- EXERCISE BRIEF -
Find each line with the word "that" and copy it.

- INPUT DATA -
-----

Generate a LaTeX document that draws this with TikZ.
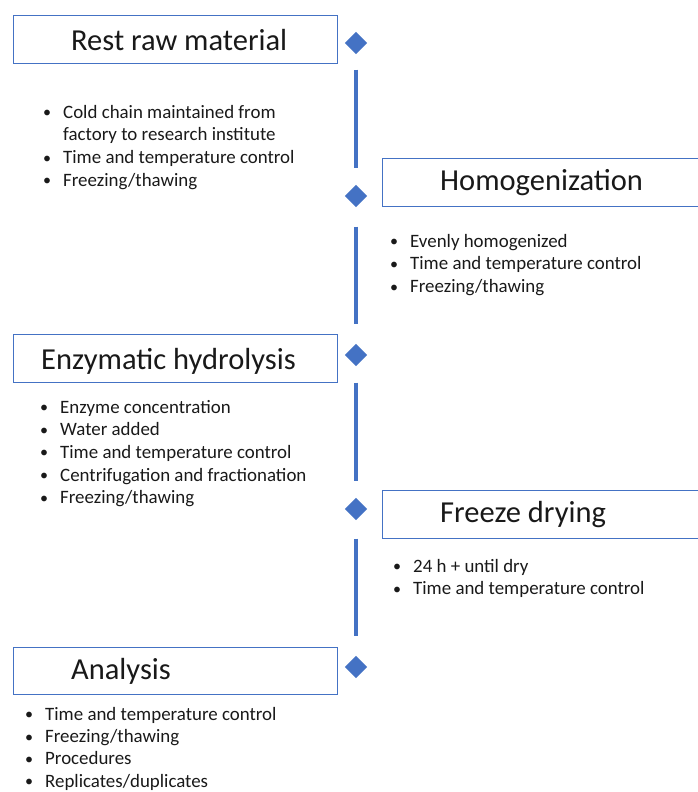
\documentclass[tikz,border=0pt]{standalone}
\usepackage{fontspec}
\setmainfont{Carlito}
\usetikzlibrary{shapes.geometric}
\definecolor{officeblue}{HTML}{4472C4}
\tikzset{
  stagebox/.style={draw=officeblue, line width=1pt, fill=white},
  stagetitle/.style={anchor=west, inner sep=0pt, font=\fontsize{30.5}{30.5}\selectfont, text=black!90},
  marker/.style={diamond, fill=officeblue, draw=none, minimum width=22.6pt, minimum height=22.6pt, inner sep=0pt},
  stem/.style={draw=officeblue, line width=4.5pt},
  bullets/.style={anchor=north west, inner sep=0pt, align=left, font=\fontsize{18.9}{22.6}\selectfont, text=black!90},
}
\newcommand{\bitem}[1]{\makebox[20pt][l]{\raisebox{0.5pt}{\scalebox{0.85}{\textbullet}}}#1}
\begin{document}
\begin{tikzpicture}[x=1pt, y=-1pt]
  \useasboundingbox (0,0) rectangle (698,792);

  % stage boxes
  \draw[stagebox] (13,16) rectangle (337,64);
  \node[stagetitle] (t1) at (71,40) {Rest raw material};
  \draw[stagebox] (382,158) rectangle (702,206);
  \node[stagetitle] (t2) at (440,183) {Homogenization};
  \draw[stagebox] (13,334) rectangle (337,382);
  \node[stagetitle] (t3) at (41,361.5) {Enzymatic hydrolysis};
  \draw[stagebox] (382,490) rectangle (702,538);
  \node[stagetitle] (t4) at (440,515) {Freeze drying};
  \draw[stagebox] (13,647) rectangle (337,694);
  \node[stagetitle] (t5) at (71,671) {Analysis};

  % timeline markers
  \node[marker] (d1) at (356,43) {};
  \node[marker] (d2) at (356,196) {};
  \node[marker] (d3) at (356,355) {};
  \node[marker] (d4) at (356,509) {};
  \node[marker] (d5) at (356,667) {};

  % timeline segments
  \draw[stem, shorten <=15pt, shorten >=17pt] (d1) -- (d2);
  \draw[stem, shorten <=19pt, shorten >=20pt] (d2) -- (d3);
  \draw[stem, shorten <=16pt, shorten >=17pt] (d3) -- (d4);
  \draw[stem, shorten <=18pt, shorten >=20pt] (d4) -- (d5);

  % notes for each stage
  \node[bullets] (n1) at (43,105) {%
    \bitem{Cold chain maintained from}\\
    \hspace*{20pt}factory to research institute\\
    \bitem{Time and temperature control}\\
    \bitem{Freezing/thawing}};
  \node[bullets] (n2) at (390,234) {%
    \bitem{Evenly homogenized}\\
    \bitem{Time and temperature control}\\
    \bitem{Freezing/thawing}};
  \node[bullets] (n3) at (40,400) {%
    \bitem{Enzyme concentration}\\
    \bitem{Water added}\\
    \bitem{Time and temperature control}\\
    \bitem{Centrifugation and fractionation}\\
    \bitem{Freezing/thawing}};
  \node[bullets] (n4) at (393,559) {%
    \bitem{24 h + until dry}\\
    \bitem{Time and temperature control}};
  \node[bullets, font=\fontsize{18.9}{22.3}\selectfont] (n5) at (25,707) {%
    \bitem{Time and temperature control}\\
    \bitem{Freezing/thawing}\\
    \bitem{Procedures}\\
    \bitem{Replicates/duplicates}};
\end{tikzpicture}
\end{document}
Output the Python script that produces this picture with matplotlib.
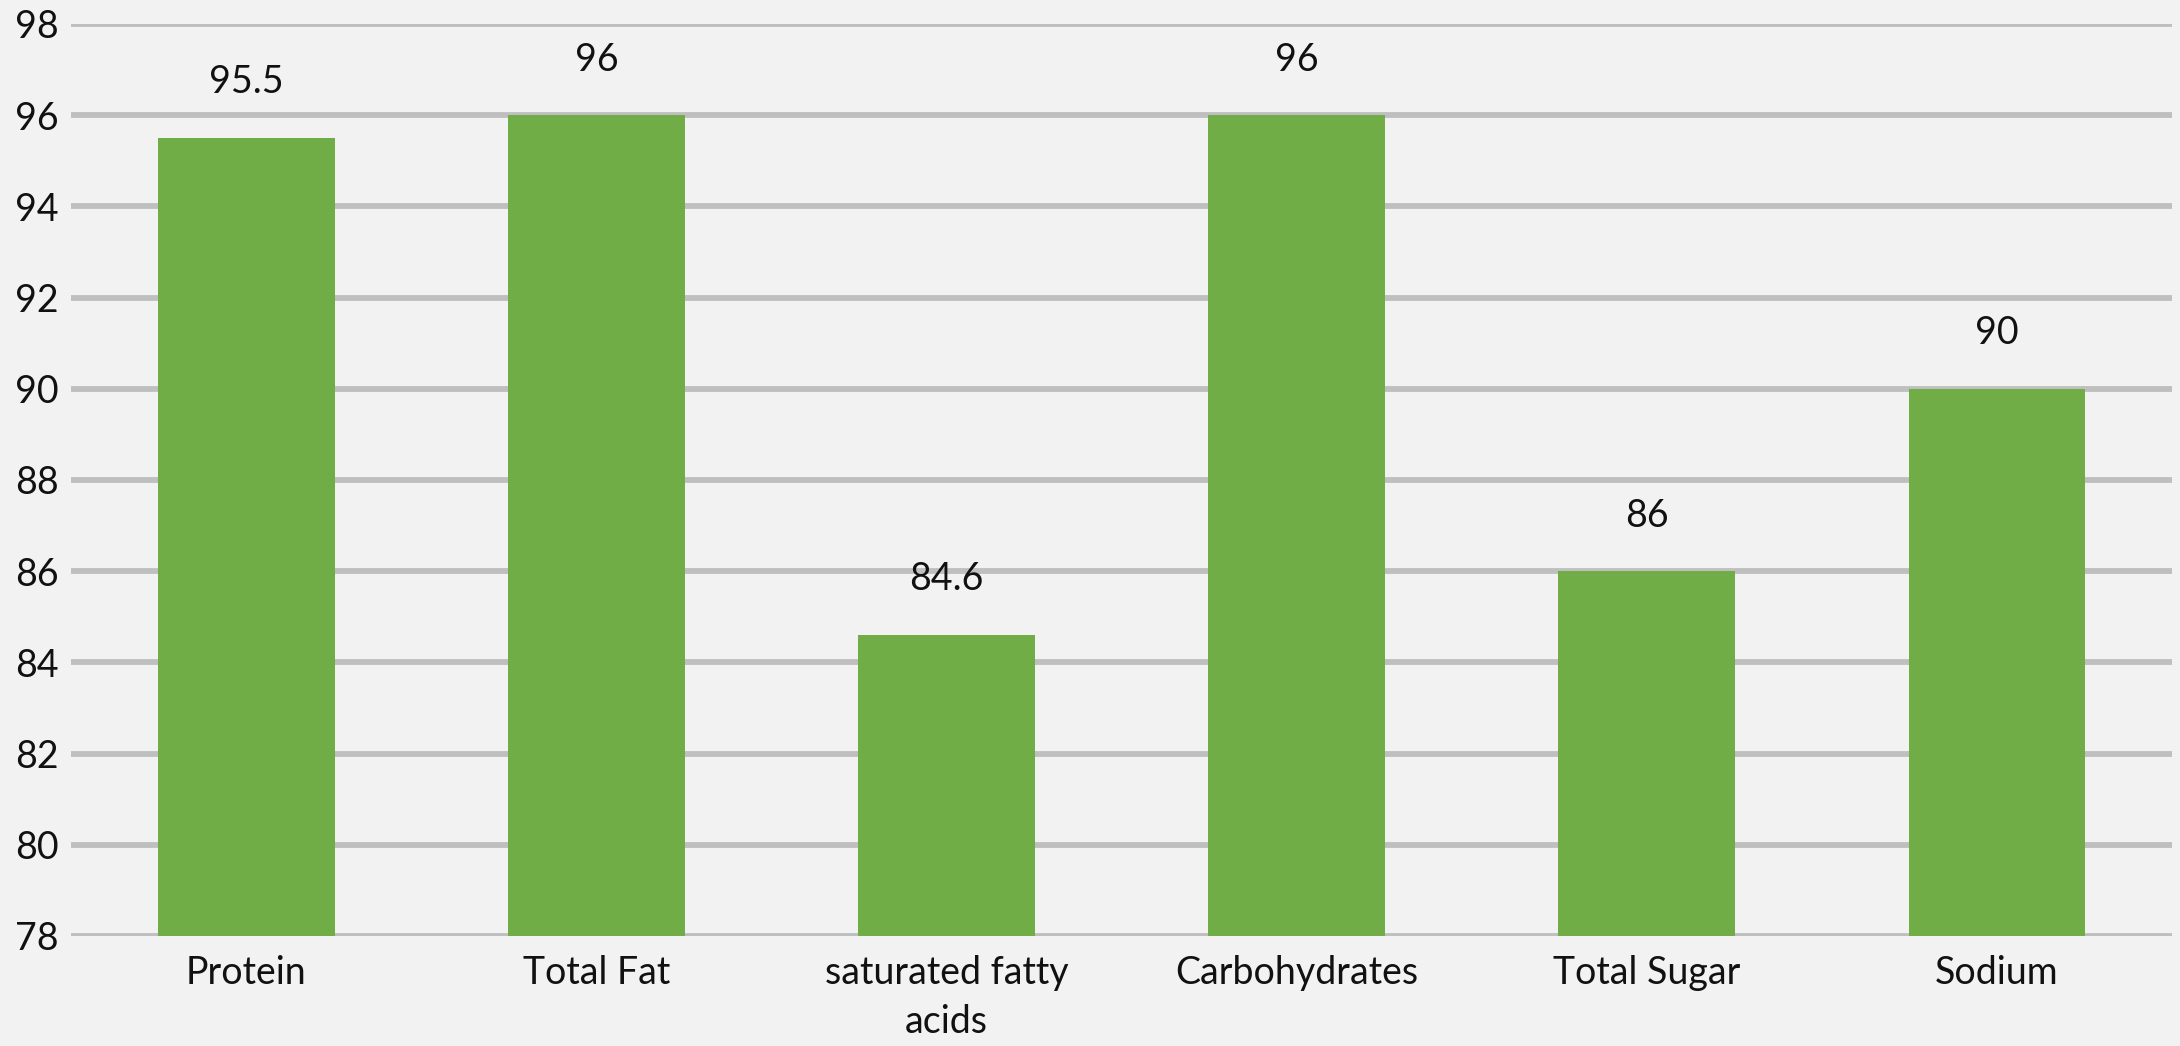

-----

- RESULT FOR THIS TASK -
Generate a LaTeX document that draws this with TikZ.
Output the Python script that produces this picture with matplotlib.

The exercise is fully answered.